E mais que com palavras, eles eram um exemplo vivo de que o trato respeitoso e afável é imprescindível para se viver juntos com harmonia, tanto que, passados os anos, eles ainda mantinham o hábito de andar de mãos dadas, ele de cuidar em que ela entrasse em sua frente, ela, por seu sua vez, cuidava de que os trajes dele estivessem sempre em ordem, que tomasse os remédios na hora certa, em suma, em seus dias, os exemplos de dedicação um ao outro faziam viva a receita que davam para o sucesso no matrimônio.
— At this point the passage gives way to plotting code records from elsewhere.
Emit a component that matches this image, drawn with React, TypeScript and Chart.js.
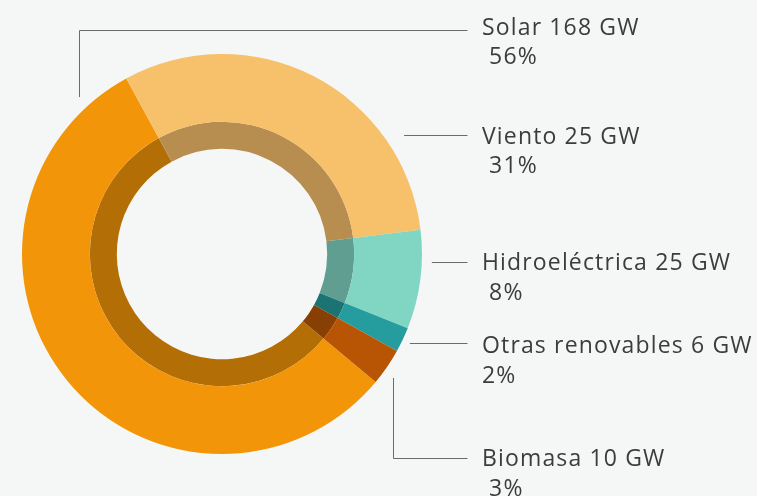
import React, { useEffect, useRef } from "react";
import { Chart, registerables } from "chart.js";

Chart.register(...registerables);

// ---- data ----
const categories = ["Solar", "Viento", "Hidroeléctrica", "Otras renovables", "Biomasa"];
const capacityGW = [168, 25, 25, 6, 10];
const sharePct = [56, 31, 8, 2, 3];
const pctPrefix = [" ", " ", " ", "", " "];

// ---- style ----
const sliceColors = ["#F39508", "#F7C06B", "#81D6C3", "#259C9D", "#B75504"];
const BG = "#F5F7F6";
const TEXT = "#3c3c3c";
const LINE = "#6b6b6b";
const FONT = "23px 'Open Sans', Lato, sans-serif";
const LETTER_SPACING = "1.15px";

function darken(hex: string, f: number): string {
  const n = parseInt(hex.slice(1), 16);
  const r = Math.round(((n >> 16) & 255) * f);
  const g = Math.round(((n >> 8) & 255) * f);
  const b = Math.round((n & 255) * f);
  return `rgb(${r},${g},${b})`;
}

// label layout relative to doughnut centre
const LABEL_DX = 260;
const LINE_END_DX = 245;
const labelBaseDY = [-219.5, -110.5, 16, 99, 212];
const LINE2_DY = 29.5;
const leaderDY = [-224.5, -119, 7.5, 89, 204];

const labelPlugin = {
  id: "leaderLabels",
  afterDraw(chart: any) {
    const meta = chart.getDatasetMeta(0);
    if (!meta.data.length) return;
    const p = meta.data[0].getProps(["x", "y", "outerRadius"], true);
    const cx = p.x, cy = p.y, r = p.outerRadius;
    const ctx = chart.ctx;
    ctx.save();
    ctx.strokeStyle = LINE;
    ctx.lineWidth = 1;
    const endX = Math.round(cx + LINE_END_DX) + 0.5;
    categories.forEach((_, i) => {
      const ly = Math.round(cy + leaderDY[i]) + 0.5;
      ctx.beginPath();
      if (i === 0) {
        const vx = Math.round(cx - 0.715 * r) + 0.5;
        ctx.moveTo(vx, cy - 0.785 * r);
        ctx.lineTo(vx, ly);
        ctx.lineTo(endX, ly);
      } else if (i === 4) {
        const vx = Math.round(cx + 0.857 * r) + 0.5;
        ctx.moveTo(vx, cy + 0.62 * r);
        ctx.lineTo(vx, ly);
        ctx.lineTo(endX, ly);
      } else {
        const gap = [0, 21, 10, 9, 0][i];
        const dy = ly - cy;
        const sx = cx + Math.sqrt(Math.max(0, r * r - dy * dy)) + gap;
        ctx.moveTo(sx, ly);
        ctx.lineTo(endX, ly);
      }
      ctx.stroke();
    });
    ctx.fillStyle = TEXT;
    ctx.font = FONT;
    try {
      (ctx as any).letterSpacing = LETTER_SPACING;
    } catch (e) {}
    ctx.textBaseline = "alphabetic";
    ctx.textAlign = "left";
    categories.forEach((c, i) => {
      const y = cy + labelBaseDY[i];
      ctx.fillText(`${c} ${capacityGW[i]} GW`, cx + LABEL_DX, y);
      ctx.fillText(`${pctPrefix[i]}${sharePct[i]}%`, cx + LABEL_DX, y + LINE2_DY);
    });
    ctx.restore();
  },
};

export default function App() {
  const ref = useRef<HTMLCanvasElement | null>(null);
  useEffect(() => {
    document.body.style.margin = "0";
    document.body.style.background = BG;
    const canvas = ref.current!;
    const chart = new Chart(canvas, {
      type: "doughnut",
      data: {
        labels: categories,
        datasets: [
          {
            data: sharePct,
            backgroundColor: sliceColors,
            borderWidth: 0,
            weight: 68,
          },
          {
            data: sharePct,
            backgroundColor: sliceColors.map((c) => darken(c, 0.74)),
            borderWidth: 0,
            weight: 27,
          },
        ],
      },
      options: {
        responsive: false,
        animation: false,
        devicePixelRatio: 1,
        rotation: 129.8,
        cutout: "52.6%",
        layout: { padding: { left: 22, right: 335, top: 54, bottom: 42 } },
        plugins: {
          legend: { display: false },
          tooltip: { enabled: false },
        },
      },
      plugins: [labelPlugin],
    });
    return () => chart.destroy();
  }, []);
  return (
    <div style={{ position: "absolute", left: 0, top: 0, width: 757, height: 496, background: BG }}>
      <canvas ref={ref} width={757} height={496} style={{ display: "block" }} />
    </div>
  );
}
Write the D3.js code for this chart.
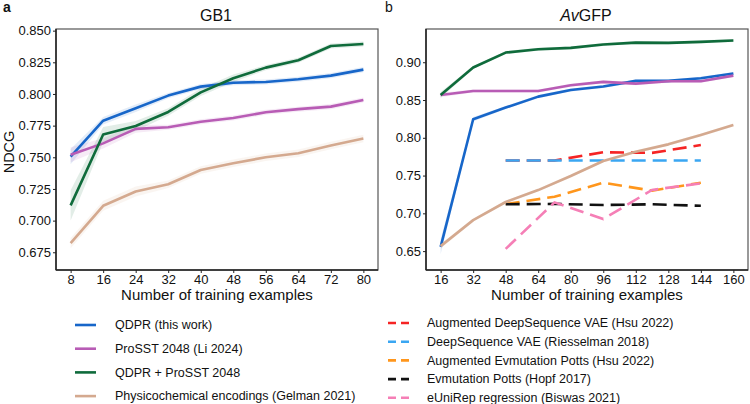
<!DOCTYPE html>
<html>
<head>
<meta charset="utf-8">
<script src="https://cdn.jsdelivr.net/npm/d3@7"></script>
<style>
  body { margin: 0; background: #fff; }
  text { font-family: "Liberation Sans", Arial, sans-serif; fill: #111; }
</style>
</head>
<body>
<div id="chart"></div>
<script>
// GB1 panel data
var gb1X = [8, 16, 24, 32, 40, 48, 56, 64, 72, 80];
var gb1Qdpr   = [0.7505, 0.7789, 0.7887, 0.7987, 0.8058, 0.8089, 0.8095, 0.8116, 0.8145, 0.8192];
var gb1ProSST = [0.7520, 0.7610, 0.7724, 0.7737, 0.7780, 0.7810, 0.7855, 0.7880, 0.7900, 0.7953];
var gb1Combo  = [0.7120, 0.7680, 0.7747, 0.7858, 0.8013, 0.8124, 0.8208, 0.8266, 0.8379, 0.8395];
var gb1Phys   = [0.6822, 0.7117, 0.7230, 0.7287, 0.7400, 0.7453, 0.7500, 0.7532, 0.7593, 0.7648];
// ribbon half-widths
var gb1QdprErr   = [0.006, 0.003, 0.003, 0.002, 0.002, 0.002, 0.002, 0.002, 0.002, 0.002];
var gb1ProSSTErr = [0.006, 0.004, 0.003, 0.002, 0.002, 0.002, 0.002, 0.002, 0.002, 0.002];
var gb1ComboErr  = [0.012, 0.006, 0.004, 0.003, 0.003, 0.003, 0.002, 0.002, 0.002, 0.002];
var gb1PhysErr   = [0.004, 0.004, 0.004, 0.003, 0.003, 0.003, 0.003, 0.003, 0.003, 0.003];

// avGFP panel data
var gfpX = [16, 32, 48, 64, 80, 96, 112, 128, 144, 160];
var gfpQdpr   = [0.6557, 0.8245, 0.8400, 0.8545, 0.8633, 0.8678, 0.8753, 0.8753, 0.8788, 0.8850];
var gfpProSST = [0.8567, 0.8620, 0.8620, 0.8620, 0.8695, 0.8740, 0.8717, 0.8748, 0.8748, 0.8823];
var gfpCombo  = [0.8567, 0.8930, 0.9128, 0.9172, 0.9190, 0.9234, 0.9260, 0.9256, 0.9270, 0.9287];
var gfpPhys   = [0.6566, 0.6910, 0.7150, 0.7308, 0.7494, 0.7693, 0.7816, 0.7913, 0.8037, 0.8170];
var gfpQdprErr   = [0.010, 0.003, 0.002, 0.002, 0.002, 0.002, 0.002, 0.002, 0.002, 0.002];
var gfpProSSTErr = [0.003, 0.002, 0.002, 0.002, 0.002, 0.002, 0.002, 0.002, 0.002, 0.002];
var gfpComboErr  = [0.004, 0.002, 0.002, 0.002, 0.002, 0.002, 0.002, 0.002, 0.002, 0.002];
var gfpPhysErr   = [0.003, 0.002, 0.002, 0.002, 0.002, 0.002, 0.002, 0.002, 0.002, 0.002];

// baselines (dashed) on avGFP
var baseX = [48, 72, 96, 120, 144];
var augDeepSeq = [0.770, 0.770, 0.7808, 0.780, 0.7904];
var deepSeq    = [0.770, 0.770, 0.770, 0.770, 0.770];
var augEvmut   = [0.7123, 0.722, 0.7405, 0.730, 0.7405];
var evmut      = [0.712, 0.7125, 0.711, 0.712, 0.710];
var eUniRep    = [0.653, 0.7145, 0.6924, 0.731, 0.7397];

var solidNames = ["QDPR (this work)", "ProSST 2048 (Li 2024)", "QDPR + ProSST 2048", "Physicochemical encodings (Gelman 2021)"];
var solidColors = ["#1766c9", "#b85cb5", "#0f6b3b", "#d4a98f"];
var dashNames = ["Augmented DeepSequence VAE (Hsu 2022)", "DeepSequence VAE (Riesselman 2018)", "Augmented Evmutation Potts (Hsu 2022)", "Evmutation Potts (Hopf 2017)", "eUniRep regression (Biswas 2021)"];
var dashColors = ["#f52424", "#3aa6f2", "#ff961c", "#111111", "#f57fb6"];

var W = 750, H = 404;
var svg = d3.select("#chart").append("svg")
    .attr("width", W).attr("height", H);

function panel(opts) {
    var x = d3.scaleLinear().domain(opts.xDomain).range([opts.left, opts.right]);
    var y = d3.scaleLinear().domain(opts.yDomain).range([opts.bottom, opts.top]);
    var g = svg.append("g");

    var area = d3.area()
        .x(function(d) { return x(d[0]); })
        .y0(function(d) { return y(d[1] - d[2]); })
        .y1(function(d) { return y(d[1] + d[2]); });
    var line = d3.line()
        .x(function(d) { return x(d[0]); })
        .y(function(d) { return y(d[1]); });

    opts.solid.forEach(function(s, i) {
        var pts = opts.xs.map(function(v, j) { return [v, s.vals[j], s.err[j]]; });
        g.append("path").attr("d", area(pts))
            .attr("fill", solidColors[i]).attr("fill-opacity", 0.12);
    });

    // dashed baselines
    (opts.dashed || []).forEach(function(s) {
        var pts = baseX.map(function(v, j) { return [v, s.vals[j]]; });
        g.append("path").attr("d", line(pts))
            .attr("fill", "none").attr("stroke", dashColors[s.c])
            .attr("stroke-width", 2.6).attr("stroke-dasharray", "14,7");
    });

    opts.solid.forEach(function(s, i) {
        var pts = opts.xs.map(function(v, j) { return [v, s.vals[j]]; });
        g.append("path").attr("d", line(pts))
            .attr("fill", "none").attr("stroke", solidColors[i])
            .attr("stroke-width", 2.6).attr("stroke-linejoin", "round");
    });

    // frame
    g.append("rect")
        .attr("x", opts.left).attr("y", opts.top)
        .attr("width", opts.right - opts.left).attr("height", opts.bottom - opts.top)
        .attr("fill", "none").attr("stroke", "#555").attr("stroke-width", 1.2);
    g.append("line").attr("x1", opts.left).attr("x2", opts.left)
        .attr("y1", opts.top).attr("y2", opts.bottom)
        .attr("stroke", "#222").attr("stroke-width", 1.5);
    g.append("line").attr("x1", opts.left).attr("x2", opts.right)
        .attr("y1", opts.bottom).attr("y2", opts.bottom)
        .attr("stroke", "#222").attr("stroke-width", 1.5);

    var ya = g.append("g").attr("transform", "translate(" + opts.left + ",0)")
        .call(d3.axisLeft(y).tickValues(opts.yTicks).tickFormat(d3.format(opts.yFmt)).tickSize(3).tickPadding(2));
    var xa = g.append("g").attr("transform", "translate(0," + opts.bottom + ")")
        .call(d3.axisBottom(x).tickValues(opts.xs).tickSize(3).tickPadding(2));
    [ya, xa].forEach(function(a) {
        a.select(".domain").remove();
        a.selectAll("text").style("font-size", "13px").attr("fill", "#111")
            .style("font-family", "Liberation Sans, Arial, sans-serif");
        a.selectAll("line").attr("stroke", "#222");
    });

    var title = g.append("text")
        .attr("x", (opts.left + opts.right) / 2 - 1).attr("y", 21)
        .attr("text-anchor", "middle").style("font-size", "16px");
    if (opts.titleItalic) title.append("tspan").style("font-style", "italic").text(opts.titleItalic);
    title.append("tspan").text(opts.title);

    g.append("text")
        .attr("x", (opts.left + opts.right) / 2).attr("y", 300)
        .attr("text-anchor", "middle").style("font-size", "15px")
        .text("Number of training examples");
}

panel({
    left: 56, right: 378, top: 29, bottom: 270,
    xDomain: [4.4, 83.6], yDomain: [0.661, 0.8513],
    xs: gb1X,
    yTicks: [0.675, 0.700, 0.725, 0.750, 0.775, 0.800, 0.825, 0.850], yFmt: ".3f",
    title: "GB1",
    solid: [
        {vals: gb1Qdpr, err: gb1QdprErr},
        {vals: gb1ProSST, err: gb1ProSSTErr},
        {vals: gb1Combo, err: gb1ComboErr},
        {vals: gb1Phys, err: gb1PhysErr}
    ]
});

panel({
    left: 426, right: 748, top: 29, bottom: 270,
    xDomain: [8.8, 167.2], yDomain: [0.625, 0.944],
    xs: gfpX,
    yTicks: [0.65, 0.70, 0.75, 0.80, 0.85, 0.90], yFmt: ".2f",
    titleItalic: "Av", title: "GFP",
    dashed: [
        {vals: augDeepSeq, c: 0},
        {vals: deepSeq, c: 1},
        {vals: augEvmut, c: 2},
        {vals: evmut, c: 3},
        {vals: eUniRep, c: 4}
    ],
    solid: [
        {vals: gfpQdpr, err: gfpQdprErr},
        {vals: gfpProSST, err: gfpProSSTErr},
        {vals: gfpCombo, err: gfpComboErr},
        {vals: gfpPhys, err: gfpPhysErr}
    ]
});

// y label + panel letters
svg.append("text").attr("transform", "translate(14,152) rotate(-90)")
    .attr("text-anchor", "middle").style("font-size", "14.5px").text("NDCG");
svg.append("text").attr("x", 3).attr("y", 12).style("font-size", "14px")
    .style("font-weight", "bold").text("a");
svg.append("text").attr("x", 385).attr("y", 12).style("font-size", "14px").text("b");

// legends
var leg1 = svg.append("g");
solidNames.forEach(function(n, i) {
    var yy = 325 + i * 23.7;
    leg1.append("line").attr("x1", 75).attr("x2", 96).attr("y1", yy).attr("y2", yy)
        .attr("stroke", solidColors[i]).attr("stroke-width", 2.6);
    leg1.append("text").attr("x", 115).attr("y", yy).attr("dy", "0.35em")
        .style("font-size", "12.5px").text(n);
});
var leg2 = svg.append("g");
dashNames.forEach(function(n, i) {
    var yy = 323 + i * 18.7;
    leg2.append("line").attr("x1", 388).attr("x2", 409).attr("y1", yy).attr("y2", yy)
        .attr("stroke", dashColors[i]).attr("stroke-width", 2.6).attr("stroke-dasharray", "8,5");
    leg2.append("text").attr("x", 427).attr("y", yy).attr("dy", "0.35em")
        .style("font-size", "12.5px").text(n);
});
</script>
</body>
</html>
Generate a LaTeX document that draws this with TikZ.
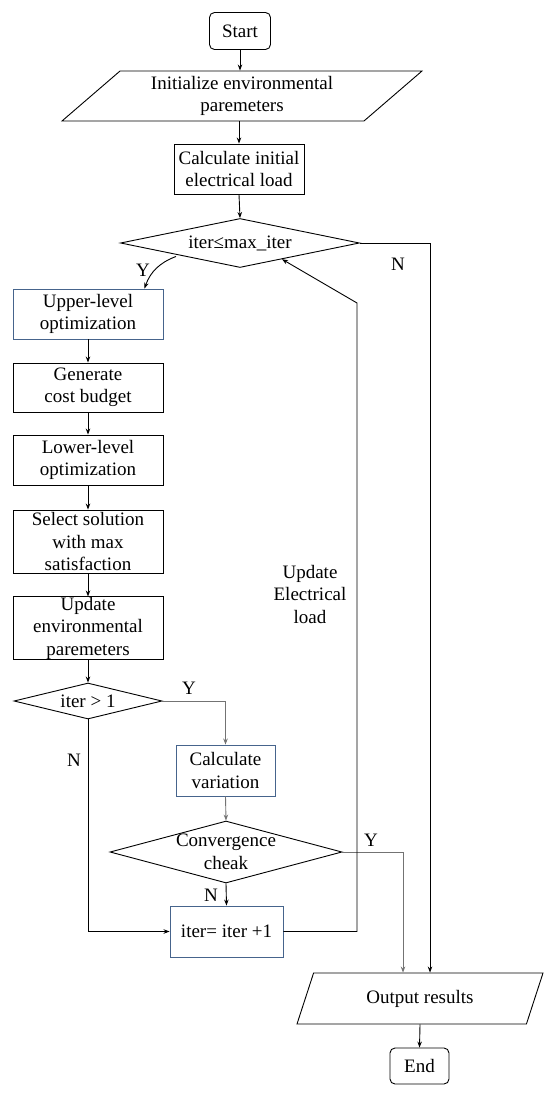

Participei há uns anos de um curso feito para casais, intitulado Expectativas e Realizações no Casamento. O tema da felicidade no matrimônio foi tratado com grande competência pelos palestrantes. Um deles, após uma brilhante abordagem sobre o assunto, concluiu que o que sustenta o matrimônio é a qualidade do tempo que se passa juntos. Marido e esposa são bem sucedidos quando olham para trás e contemplam que os momentos alegres e tristes que passaram juntos serviram para construir a solidez da família.
O diálogo é de importância fundamental. Julian Marías, filósofo espanhol, falecido na semana passada, em sua obra “La mujer y su sombra” afirma que o amor consiste muito principalmente em falar e a decadência da conversação afeta-o profundamente.

Casamento não é, como dizem, uma loteria, em que, por pura sorte, se acerta ou não. Muito mais se assemelha a um empreendimento no qual o sucesso depende da dedicação dos empreendedores. Há que se cuidar muito bem de cada momento, com atenção nas pequenas coisas. Tal como as grandes construções se fazem de pequenos tijolos, um de cada vez, a felicidade no matrimônio se constrói no dia a dia, um sorriso aqui, umas rosas de presente ali, uma mesa bem posta para esperar o outro, um abraço forte nas tribulações, de tal sorte que, quase que sem se notar, o edifício crescerá tão forte e belo que tempestade nenhuma o poderá derrubar.